Cameras positioned at a bustling intersection spot a pedestrian crossing the street as a self-driving car, out of sight around a curve, approaches in her direction.
To avoid a collision, data from the cameras has to be processed into actionable information that can be sent blazingly fast to the car, but how?
A group of Clemson University researchers led by Associate Professor Linke Guo said the answer could lie in edge computing, a new way of processing and moving data at lightning speed.
Edge computing gives the internet the ability to understand and interact with its immediate surroundings, without having to send large amounts of data to far-away computer centers.
The fates of several futuristic technologies hang in the balance as Clemson researchers work to break ground in the field. It could help make cities smarter, manufacturing more advanced and healthcare more connected, researchers said.
“Edge computing will be a key enabler of many technologies,” Guo said. “It’s a pivotal step toward creating a future that will result in applications that are faster, more efficient and more secure. I am excited about our work because we stand at the cusp of more seamlessly integrating data into our daily lives, which will come with a host of benefits.”
Edge computing would complement and improve on cloud computing, the current standard for sharing and processing data.
In cloud computing, data is stored on a centralized server, often hundreds of miles from application users, and they access it through computers, such as smartphones and laptops. For example, when someone streams a video on YouTube or Netflix, that’s the cloud at work.
But researchers said data is going to have to be processed faster to enable future technologies.
Every fraction of a second counts. For instance, if cameras take several seconds to send data about the pedestrian to the cloud, process it and relay the information to the car, the delay could spell disaster.
Edge computing aims to speed up the data processing by employing devices in the immediate vicinity of where the data is needed. Those devices could include everything from personal smartphones and connected cars to smart thermostats and local servers.
It’s called edge computing because data is stored and processed at the edge of the cloud without having to make the leap to the cloud.

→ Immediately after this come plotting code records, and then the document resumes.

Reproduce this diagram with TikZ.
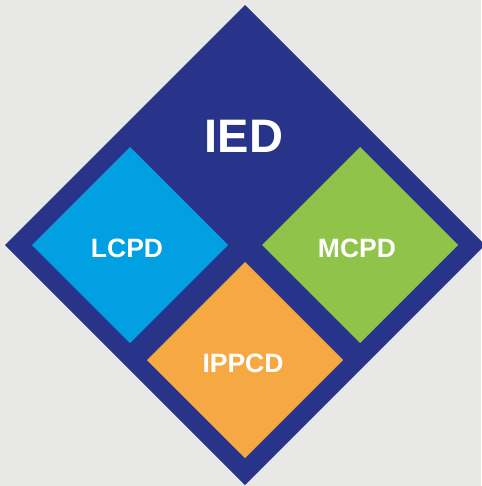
\documentclass[tikz,border=0pt]{standalone}
\usepackage{fontspec}
\setmainfont{Liberation Sans}
\definecolor{bg}{HTML}{E8E8E6}
\definecolor{navy}{HTML}{28338A}
\definecolor{sky}{HTML}{00A0E2}
\definecolor{leaf}{HTML}{90C34A}
\definecolor{amber}{HTML}{F6A942}
\begin{document}
\begin{tikzpicture}[x=1pt,y=-1pt,
  lab/.style={text=white,font=\bfseries\fontsize{26.5}{26.5}\selectfont}]
\fill[bg] (0,0) rectangle (481,486);
\useasboundingbox (0,0) rectangle (481,486);
\fill[navy] (245,5) -- (485,245) -- (245,485) -- (5,245) -- cycle;
\fill[sky] (130,147) -- (228,245) -- (130,343) -- (32,245) -- cycle;
\fill[leaf] (360,147) -- (458,245) -- (360,343) -- (262,245) -- cycle;
\fill[amber] (245,262) -- (343,360) -- (245,458) -- (147,360) -- cycle;
\node[text=white,font=\bfseries\fontsize{47}{47}\selectfont] (ied) at (244,136) {IED};
\node[lab] (lcpd) at (127,248) {LCPD};
\node[lab] (mcpd) at (357,248) {MCPD};
\node[lab] (ippcd) at (243,363) {IPPCD};
\end{tikzpicture}
\end{document}
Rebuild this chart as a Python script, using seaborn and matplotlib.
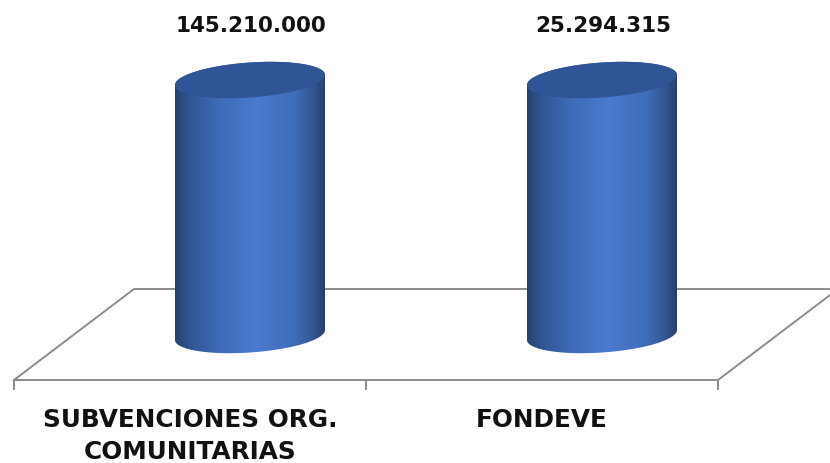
import numpy as np
import pandas as pd
import matplotlib
matplotlib.use('Agg')
import matplotlib.pyplot as plt
from matplotlib.colors import LinearSegmentedColormap
from matplotlib.patches import PathPatch
from matplotlib.path import Path
import seaborn as sns

categories = ["SUBVENCIONES ORG.\nCOMUNITARIAS", "FONDEVE"]
value_labels = ["145.210.000", "25.294.315"]
# the cylinders in the picture are the same height whatever the label says
bar_heights = [255, 255]

GREY = "#8c8c8c"
TOP_COLOR = "#2f5596"

sns.set_theme(style="white")
plt.rcParams['font.family'] = ['DejaVu Sans']

fig = plt.figure(figsize=(8.3, 4.63), dpi=100)
ax = fig.add_axes([14 / 830, 83 / 463, 704 / 830, 380 / 463])
ax.patch.set_alpha(0)

dta = pd.DataFrame({"cat": categories, "height": bar_heights})
sns.barplot(data=dta, x="cat", y="height", width=150 / 352, color="#4472c4", ax=ax)

ax.set_xlim(-0.5, 1.5)
ax.set_ylim(0, 380)
ax.set_xlabel("")
ax.set_ylabel("")
ax.set_yticks([])

# floor of the 3d box
depth_x = 120 / 352
depth_y = 91
ax.plot([-0.5, -0.5 + depth_x, 1.5 + depth_x, 1.5], [0, depth_y, depth_y, 0],
        color=GREY, lw=1.4, clip_on=False, zorder=1)

sns.despine(ax=ax, left=True)
ax.spines['bottom'].set_color(GREY)
ax.spines['bottom'].set_linewidth(1.4)
ax.set_xticks([-0.5, 0.5, 1.5], minor=True)
ax.tick_params(axis='x', which='minor', bottom=True, length=7, width=1.4, color=GREY, direction='out')
ax.tick_params(axis='x', which='major', length=0, pad=20)
ax.set_xticks([0, 1])
ax.set_xticklabels(categories, fontsize=17.8, fontweight='bold', color='#111111', linespacing=1.45)

side_cmap = LinearSegmentedColormap.from_list("side", [
    (0.0, "#24416f"), (0.08, "#2f5391"), (0.3, "#3f6cb8"), (0.55, "#4a7bd0"),
    (0.8, "#3f6cb8"), (0.93, "#31548f"), (1.0, "#25406c")])
grad = np.linspace(0, 1, 256).reshape(1, -1)

shift_x = 60 / 352
shift_y = 45
slope = 10 / 150
semi_b = 17.5
t = np.linspace(0, np.pi, 80)

for bar, lab in zip(ax.patches, value_labels):
    bar.set_visible(False)
    x0 = bar.get_x() + shift_x
    w = bar.get_width()
    h = bar.get_height()
    cx = x0 + w / 2
    base = shift_y
    top = base + h

    # sheared ellipses so that the tilt matches the picture
    ex = np.cos(t)
    up = semi_b * np.sin(t) + slope * 75 * ex
    down = -semi_b * np.sin(t) + slope * 75 * ex
    xs = cx + ex * w / 2

    body = np.column_stack([np.r_[xs, xs[::-1]], np.r_[top + up, base + down[::-1]]])
    body_path = Path(np.vstack([body, body[0]]), closed=True)
    im = ax.imshow(grad, extent=[x0, x0 + w, base - 30, top + 30], aspect='auto',
                   cmap=side_cmap, zorder=2, interpolation='bilinear')
    im.set_clip_path(PathPatch(body_path, transform=ax.transData))

    cap = np.column_stack([np.r_[xs, xs[::-1]], np.r_[top + up, top + down[::-1]]])
    ax.add_patch(PathPatch(Path(np.vstack([cap, cap[0]]), closed=True),
                           facecolor=TOP_COLOR, edgecolor='none', zorder=3))

    ax.text(cx + 0.004, top + 54, lab, ha='center', va='center', fontsize=15.5,
            fontweight='bold', color='#111111', zorder=4)

ax.set_xlim(-0.5, 1.5)
ax.set_ylim(0, 380)

plt.savefig('out.png', dpi=100)
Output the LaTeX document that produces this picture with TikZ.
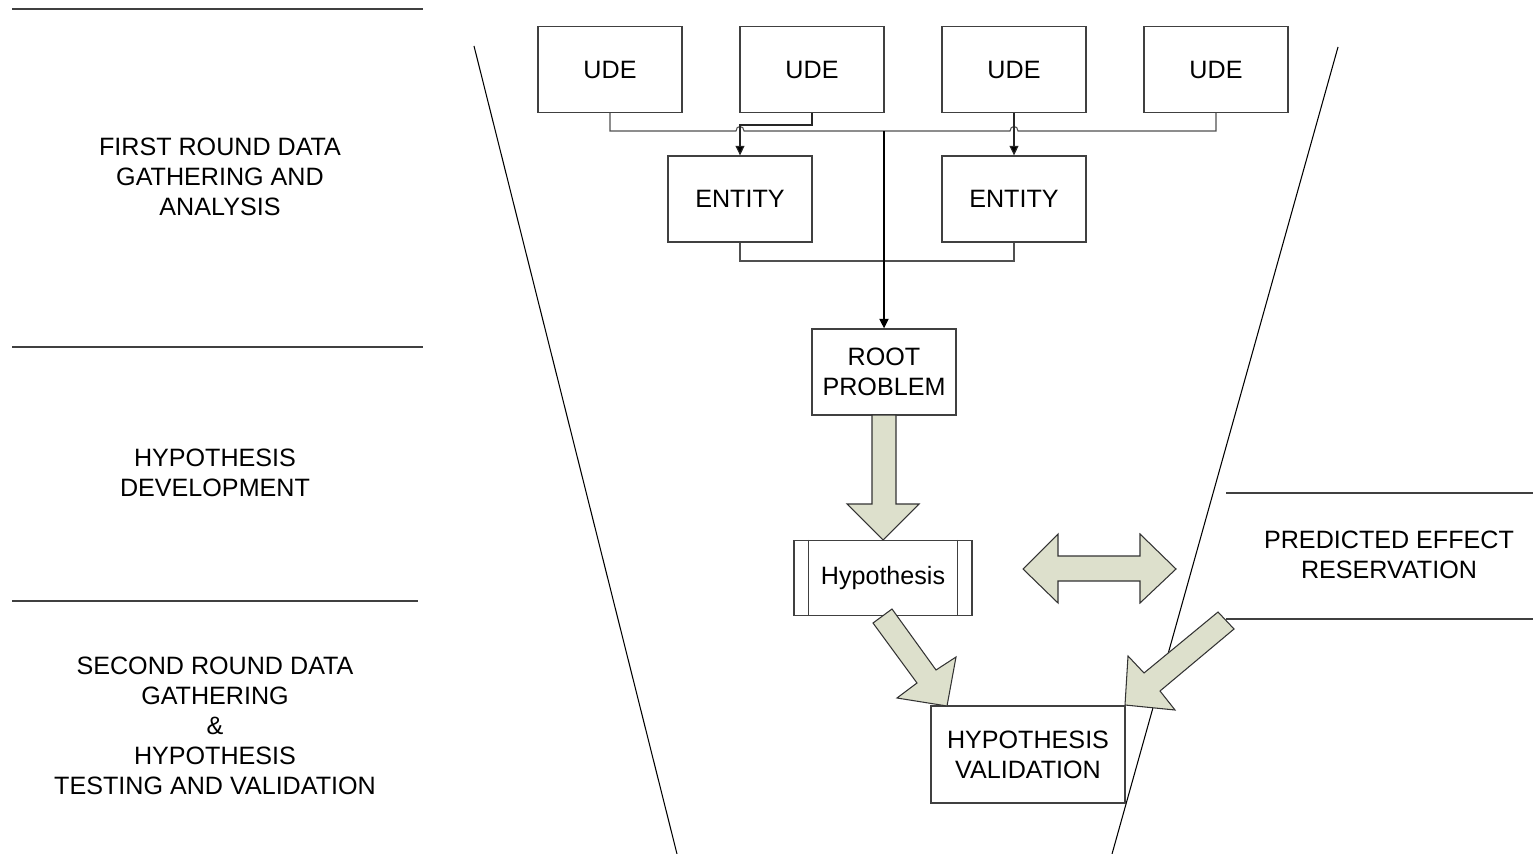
\documentclass[tikz,border=0pt]{standalone}
\usepackage{fontspec}
\setmainfont{Liberation Sans}
\usetikzlibrary{arrows.meta}
\definecolor{boxline}{RGB}{64,64,64}
\definecolor{connline}{RGB}{80,80,80}
\definecolor{blockfill}{RGB}{221,224,204}
\newcommand\diagfont{\fontsize{14.3}{17.1}\selectfont}
\tikzset{
  box/.style={draw=boxline, line width=0.75pt, fill=white, inner sep=0pt,
              align=center, font=\diagfont,
              minimum width=2.88cm, minimum height=1.72cm},
  label/.style={align=center, font=\diagfont, inner sep=0pt},
  conn/.style={draw=connline, line width=0.6pt},
  feedconn/.style={draw=black!85, line width=0.65pt},
  mainconn/.style={draw=black, line width=1.1pt},
  tip/.style={-{Triangle[length=0.19cm, width=0.18cm, fill=black]}},
  funnel/.style={draw=black, line width=0.6pt},
  rule/.style={draw=boxline, line width=0.8pt},
  blockarrow/.style={draw=black!80, line width=0.6pt, fill=blockfill, line join=miter}
}
\begin{document}
\begin{tikzpicture}[x=0.02cm, y=-0.02cm]
\useasboundingbox (0,0) rectangle (1533,854);

% funnel sides
\coordinate (fl1) at (474,46);  \coordinate (fl2) at (677,854);
\coordinate (fr1) at (1338,47); \coordinate (fr2) at (1112,854);
\draw[funnel] (fl1) -- (fl2);
\draw[funnel] (fr1) -- (fr2);

% stage separators on the left
\coordinate (s1a) at (12,9);   \coordinate (s1b) at (423,9);
\coordinate (s2a) at (12,347); \coordinate (s2b) at (423,347);
\coordinate (s3a) at (12,601); \coordinate (s3b) at (418,601);
\draw[rule] (s1a) -- (s1b);
\draw[rule] (s2a) -- (s2b);
\draw[rule] (s3a) -- (s3b);

% stage labels
\node[label] (st1) at (220,176.5) {FIRST ROUND DATA\\GATHERING AND\\ANALYSIS};
\node[label] (st2) at (215,472.5) {HYPOTHESIS\\DEVELOPMENT};
\node[label] (st3) at (215,725.5) {SECOND ROUND DATA\\GATHERING\\\&\\HYPOTHESIS\\TESTING AND VALIDATION};

% predicted effect band on the right
\coordinate (p1a) at (1226,493); \coordinate (p1b) at (1533,493);
\coordinate (p2a) at (1226,619); \coordinate (p2b) at (1533,619);
\draw[rule] (p1a) -- (p1b);
\draw[rule] (p2a) -- (p2b);
\node[label] (pred) at (1389,555) {PREDICTED EFFECT\\RESERVATION};

% undesirable effects
\node[box] (u1) at (610,69.5)  {UDE};
\node[box] (u2) at (812,69.5)  {UDE};
\node[box] (u3) at (1014,69.5) {UDE};
\node[box] (u4) at (1216,69.5) {UDE};

% entities
\node[box] (e1) at (740,199)  {ENTITY};
\node[box] (e2) at (1014,199) {ENTITY};

% root problem
\node[box] (root) at (884,372) {ROOT\\PROBLEM};

% hypothesis (predefined-process box)
\node[box, minimum width=3.56cm, minimum height=1.5cm] (hyp) at (883,578) {Hypothesis};
\draw[draw=boxline, line width=0.75pt] ([xshift=0.3cm]hyp.north west) -- ([xshift=0.3cm]hyp.south west);
\draw[draw=boxline, line width=0.75pt] ([xshift=-0.3cm]hyp.north east) -- ([xshift=-0.3cm]hyp.south east);

% hypothesis validation
\node[box, minimum width=3.88cm, minimum height=1.94cm] (val) at (1028,754.5) {HYPOTHESIS\\VALIDATION};

% connectors between UDEs, entities and the root problem
\coordinate (h1a) at (736,131); \coordinate (h1b) at (744,131);
\coordinate (h2a) at (1010,131); \coordinate (h2b) at (1018,131);
\coordinate (jn) at (884,131);
\coordinate (k2) at (812,125);
\coordinate (eb) at (884,261);

\draw[conn] (u1.south) |- (h1a)
  .. controls (736,125) and (744,125) .. (h1b)
  -- (h2a)
  .. controls (1010,125) and (1018,125) .. (h2b)
  -| (u4.south);
\draw[feedconn, tip] (u2.south) -- (k2) -| (e1.north);
\draw[feedconn, tip] (u3.south) -- (e2.north);
\draw[conn] (e1.south) |- (eb) -| (e2.south);
\draw[mainconn, tip] (jn) -- (root.north);

% block arrows
\draw[blockarrow] (872,415) -- (896,415) -- (896,504) -- (919,504) -- (883,540)
  -- (847,504) -- (872,504) -- cycle;
\draw[blockarrow] (1023,569) -- (1058,534) -- (1058,556) -- (1140,556) -- (1140,534)
  -- (1176,569) -- (1140,603) -- (1140,581) -- (1058,581) -- (1058,603) -- cycle;
\draw[blockarrow] (873,623) -- (892,609) -- (936,670) -- (956,657) -- (947,706)
  -- (897,698) -- (917,683) -- cycle;
\draw[blockarrow] (1218,612) -- (1234,629) -- (1160,691) -- (1175,710) -- (1125,705)
  -- (1128,656) -- (1144,673) -- cycle;
\end{tikzpicture}
\end{document}
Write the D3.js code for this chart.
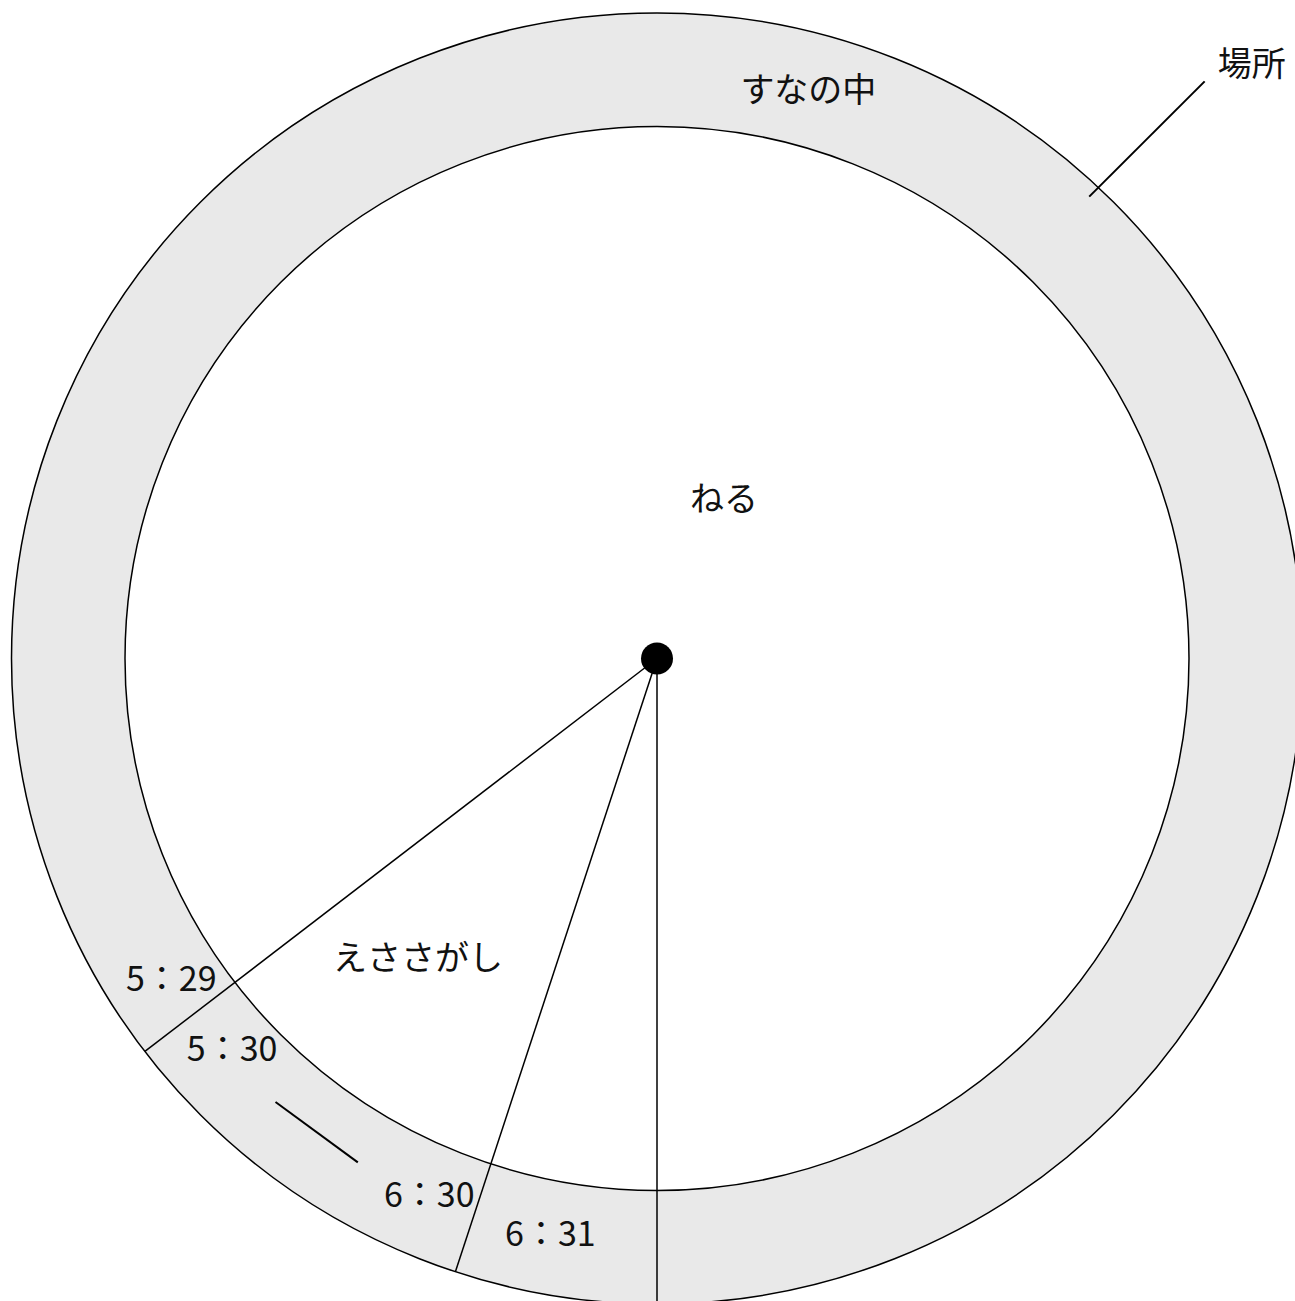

The Clemson group is working to use a form of machine-learning artificial intelligence called federated learning to boost edge computing’s potential. Those algorithms would help devices involved in edge computing get smarter without sending data to a centralized server, making computing faster and more secure.
As part of their work, researchers are tackling the problem of heterogeneous data. Some devices have lots of data but missing pieces, while others have different strengths and speeds, making coordination a challenge. The Clemson group aims to develop a new system called Harmonious Federated Intelligence to get the devices working together.
Guo is working with Assistant Professor Xiaolong Ma, Associate Professor Jon Calhoun, Professor Tao Wei and K.C. Wang, professor and the C. Tycho Howle Endowed Chair. All are on the faculty of the Holcombe Department of Electrical and Computer Engineering.
They are receiving funding for their work through the National Science Foundation. Among their partners is Xiaonan Zhang, who is Guo’s former Ph.D. student and is now an assistant professor of computer science at Florida State University.
Several students are also involved in the research, helping shape the future edge-computing workforce.
“I’m really interested in machine learning,” said Ruiwen Shan, a Ph.D. student in Calhoun’s group. “It’s a hot topic these days, but I haven’t had a chance until now to look deep into it. This will be a great experience for me.”